El rincón de Pedro

Invierno.  Montaña. Tres mil metros de altitud. Un pueblo con seis restaurantes y Pedro solo va a uno. Todos los días. Desayuna, come y cena ahí.

Es un pueblo con muchas cuestas, mucho frío y mucha nieve. Pedro es uno de los pocos que se atreven a subir esas pendientes varias veces al día, pero con la única excusa de bajarlas con la barriga llena.

Tiene la vista un poco dañada, el oído un poco estropeado y apenas habla; pero la sonrisa la mantiene intacta haya lo que haya de comer.

 

En ese restaurante, al que a partir de ahora llamaremos «su casa», tuve yo la suerte de poder observarle durante dos cenas.  Nos decidimos a entrar porque en la carta que había en la entrada ponía que tenían caracoles, y a mi padre y a mí ese nos parece motivo suficiente cuando se trata de decidir dónde vamos a cenar.

Al pasar nos golpeó una oleada de calor, no del climático, sino del acogedor. Pedro estaba sentado en su mesa, terminando de cenar y, a juzgar por su sonrisa, muy contento de tener compañía esa noche.

 

Según estaba sentado, de frente tenía una televisión sin volumen (que fingía mirar de vez en cuando), a cada lado una silla vacía y justo a su espalda, colgado en la pared, un cartel donde se leía: «el rincón de Pedro».

Lo de que Pedro estuviese sentado solo me despertaba mucha ternura, compasión y también me daba un poco de pena; pero el hecho de que tuviese su propio rincón en un restaurante me calmaba esos sentimientos.

 

Cuando ya nos habíamos acabado los caracoles y estábamos por el postre (la mejor tarta que he probado en mi vida), entraron por la puerta dos nuevos clientes, y quien dice nuevos dice casi tan habituales como Pedro.

 

Ambos ocuparon las dos sillas vacías que el propietario del rincón tenía a cada lado, se dieron las buenas noches y se acomodaron sabiendo exactamente lo que iba a hacer cada uno. El de la izquierda pidió a la camarera que por favor subiese el volumen de la televisión mientras el de la derecha cogía un periódico que incluso cuando yo ya me había ido seguiría leyendo.

 

Después de subir el volumen, la camarera les pregunto si querían lo de siempre, y los tres asintieron al unísono sin apartar la vista de sus tareas (qué envidia me da la gente que tiene un «lo de siempre»). Mientras que sus amigos se mantenían ocupados, Pedro aprovechaba para dormir plácidamente. Incluso se permitía el lujo de despertarse cada dos por tres con el ruido de sus propios ronquidos.

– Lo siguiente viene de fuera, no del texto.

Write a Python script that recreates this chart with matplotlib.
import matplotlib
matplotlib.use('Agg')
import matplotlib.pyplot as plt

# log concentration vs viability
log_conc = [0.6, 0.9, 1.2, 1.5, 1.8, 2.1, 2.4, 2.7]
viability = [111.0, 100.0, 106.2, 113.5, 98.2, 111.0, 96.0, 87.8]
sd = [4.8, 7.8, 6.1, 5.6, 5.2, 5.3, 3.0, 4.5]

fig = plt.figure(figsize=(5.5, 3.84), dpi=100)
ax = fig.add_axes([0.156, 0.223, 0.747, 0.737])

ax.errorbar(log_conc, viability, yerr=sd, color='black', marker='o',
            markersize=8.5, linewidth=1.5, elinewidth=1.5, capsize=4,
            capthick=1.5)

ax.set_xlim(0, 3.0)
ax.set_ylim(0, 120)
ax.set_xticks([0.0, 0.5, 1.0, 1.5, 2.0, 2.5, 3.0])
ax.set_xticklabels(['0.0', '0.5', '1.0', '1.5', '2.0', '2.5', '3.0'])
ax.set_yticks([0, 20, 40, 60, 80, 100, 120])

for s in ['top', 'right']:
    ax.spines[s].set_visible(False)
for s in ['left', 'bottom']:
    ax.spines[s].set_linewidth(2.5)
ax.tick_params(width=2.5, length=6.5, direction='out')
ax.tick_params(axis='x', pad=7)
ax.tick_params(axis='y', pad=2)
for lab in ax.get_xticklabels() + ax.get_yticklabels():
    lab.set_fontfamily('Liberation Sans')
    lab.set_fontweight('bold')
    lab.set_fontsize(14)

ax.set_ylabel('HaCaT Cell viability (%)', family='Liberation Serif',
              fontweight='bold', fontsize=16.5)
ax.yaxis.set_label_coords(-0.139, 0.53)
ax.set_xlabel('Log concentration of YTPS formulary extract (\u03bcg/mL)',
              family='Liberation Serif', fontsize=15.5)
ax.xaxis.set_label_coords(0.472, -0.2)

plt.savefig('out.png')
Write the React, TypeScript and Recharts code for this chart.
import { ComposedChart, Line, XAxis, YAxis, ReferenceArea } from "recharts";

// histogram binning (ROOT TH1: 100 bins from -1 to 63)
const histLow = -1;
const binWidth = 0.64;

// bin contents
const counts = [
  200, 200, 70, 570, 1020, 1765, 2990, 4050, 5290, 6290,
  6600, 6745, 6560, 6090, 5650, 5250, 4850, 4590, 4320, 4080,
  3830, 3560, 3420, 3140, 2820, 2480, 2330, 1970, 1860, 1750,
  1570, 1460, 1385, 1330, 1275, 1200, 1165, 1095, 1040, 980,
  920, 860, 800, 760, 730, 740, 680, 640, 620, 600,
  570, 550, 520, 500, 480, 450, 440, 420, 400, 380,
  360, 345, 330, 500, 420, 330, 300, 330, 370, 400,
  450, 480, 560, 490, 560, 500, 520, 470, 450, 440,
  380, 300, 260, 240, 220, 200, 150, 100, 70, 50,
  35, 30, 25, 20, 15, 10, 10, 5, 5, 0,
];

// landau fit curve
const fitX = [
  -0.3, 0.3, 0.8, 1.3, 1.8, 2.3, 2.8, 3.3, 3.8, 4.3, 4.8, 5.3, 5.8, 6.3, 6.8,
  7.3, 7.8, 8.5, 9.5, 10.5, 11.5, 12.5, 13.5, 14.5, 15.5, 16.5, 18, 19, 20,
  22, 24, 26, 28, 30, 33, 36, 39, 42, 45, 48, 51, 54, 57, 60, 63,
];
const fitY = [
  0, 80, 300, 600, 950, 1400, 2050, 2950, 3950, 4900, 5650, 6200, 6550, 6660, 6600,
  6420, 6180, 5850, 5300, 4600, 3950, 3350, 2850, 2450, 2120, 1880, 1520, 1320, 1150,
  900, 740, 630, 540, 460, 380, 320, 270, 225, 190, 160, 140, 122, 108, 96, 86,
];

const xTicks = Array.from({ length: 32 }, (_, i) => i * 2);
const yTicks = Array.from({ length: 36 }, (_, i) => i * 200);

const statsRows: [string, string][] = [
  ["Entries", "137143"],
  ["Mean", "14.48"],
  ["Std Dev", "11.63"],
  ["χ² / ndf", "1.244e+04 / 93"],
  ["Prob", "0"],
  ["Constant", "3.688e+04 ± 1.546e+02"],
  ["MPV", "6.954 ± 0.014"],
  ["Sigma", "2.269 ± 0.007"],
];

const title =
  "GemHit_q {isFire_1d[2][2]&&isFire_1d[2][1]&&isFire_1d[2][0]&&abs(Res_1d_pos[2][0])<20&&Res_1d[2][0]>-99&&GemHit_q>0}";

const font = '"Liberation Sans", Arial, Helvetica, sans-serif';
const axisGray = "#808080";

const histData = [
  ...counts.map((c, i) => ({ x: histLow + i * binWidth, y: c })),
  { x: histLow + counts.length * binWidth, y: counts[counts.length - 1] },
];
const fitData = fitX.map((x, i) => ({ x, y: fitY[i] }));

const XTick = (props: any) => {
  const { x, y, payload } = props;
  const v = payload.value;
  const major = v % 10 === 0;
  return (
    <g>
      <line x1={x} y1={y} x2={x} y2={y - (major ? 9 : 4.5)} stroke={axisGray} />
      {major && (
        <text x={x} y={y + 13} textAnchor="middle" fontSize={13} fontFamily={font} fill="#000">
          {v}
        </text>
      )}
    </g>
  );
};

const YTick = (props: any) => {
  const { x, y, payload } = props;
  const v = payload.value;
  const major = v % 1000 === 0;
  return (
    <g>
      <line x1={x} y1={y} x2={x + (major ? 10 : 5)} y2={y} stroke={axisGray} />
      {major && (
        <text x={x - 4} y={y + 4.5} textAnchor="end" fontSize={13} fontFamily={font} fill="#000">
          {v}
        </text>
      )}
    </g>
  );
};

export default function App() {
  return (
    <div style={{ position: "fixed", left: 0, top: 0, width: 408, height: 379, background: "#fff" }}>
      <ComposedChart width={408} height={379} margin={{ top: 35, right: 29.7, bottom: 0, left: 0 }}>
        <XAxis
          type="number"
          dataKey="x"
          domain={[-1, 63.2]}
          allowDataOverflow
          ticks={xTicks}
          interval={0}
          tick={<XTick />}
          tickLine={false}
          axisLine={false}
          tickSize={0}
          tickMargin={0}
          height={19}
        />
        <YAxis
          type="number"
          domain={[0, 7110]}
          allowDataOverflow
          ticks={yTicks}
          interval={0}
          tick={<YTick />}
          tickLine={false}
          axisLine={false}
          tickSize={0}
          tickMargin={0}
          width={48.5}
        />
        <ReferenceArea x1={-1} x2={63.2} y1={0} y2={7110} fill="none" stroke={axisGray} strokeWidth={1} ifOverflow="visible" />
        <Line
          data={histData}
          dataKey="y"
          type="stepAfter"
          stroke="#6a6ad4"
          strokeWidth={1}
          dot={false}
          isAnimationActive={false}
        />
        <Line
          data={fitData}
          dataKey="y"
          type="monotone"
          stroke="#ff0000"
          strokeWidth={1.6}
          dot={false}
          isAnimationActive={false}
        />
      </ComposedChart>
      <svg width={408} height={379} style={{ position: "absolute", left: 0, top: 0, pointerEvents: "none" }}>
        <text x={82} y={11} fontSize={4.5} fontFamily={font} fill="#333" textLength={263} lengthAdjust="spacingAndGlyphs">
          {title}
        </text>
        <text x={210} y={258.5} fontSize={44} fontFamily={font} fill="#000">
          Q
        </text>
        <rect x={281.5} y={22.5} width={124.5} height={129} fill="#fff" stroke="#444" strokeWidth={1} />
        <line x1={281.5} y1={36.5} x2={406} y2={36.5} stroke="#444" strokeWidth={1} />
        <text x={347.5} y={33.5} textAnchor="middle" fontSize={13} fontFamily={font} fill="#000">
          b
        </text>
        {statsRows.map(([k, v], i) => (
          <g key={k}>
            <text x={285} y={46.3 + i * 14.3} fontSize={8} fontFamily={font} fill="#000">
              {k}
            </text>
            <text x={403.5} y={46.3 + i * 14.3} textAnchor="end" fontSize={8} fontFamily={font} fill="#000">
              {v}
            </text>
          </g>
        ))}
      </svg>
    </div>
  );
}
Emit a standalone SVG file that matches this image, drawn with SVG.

El último trozo de tarta lo saboree mientras pensaba que si yo fuera la propietaria de ese restaurante le pondría a Pedro una cama además de un rincón, y me imaginé a sus dos amigos arropándole y dándole un beso de buenas noches, pero sin decir ni una palabra.

 

Porque ellos no hablaban, simplemente se acompañaban. Y es que qué importante es tener a alguien con quien poder estar en silencio.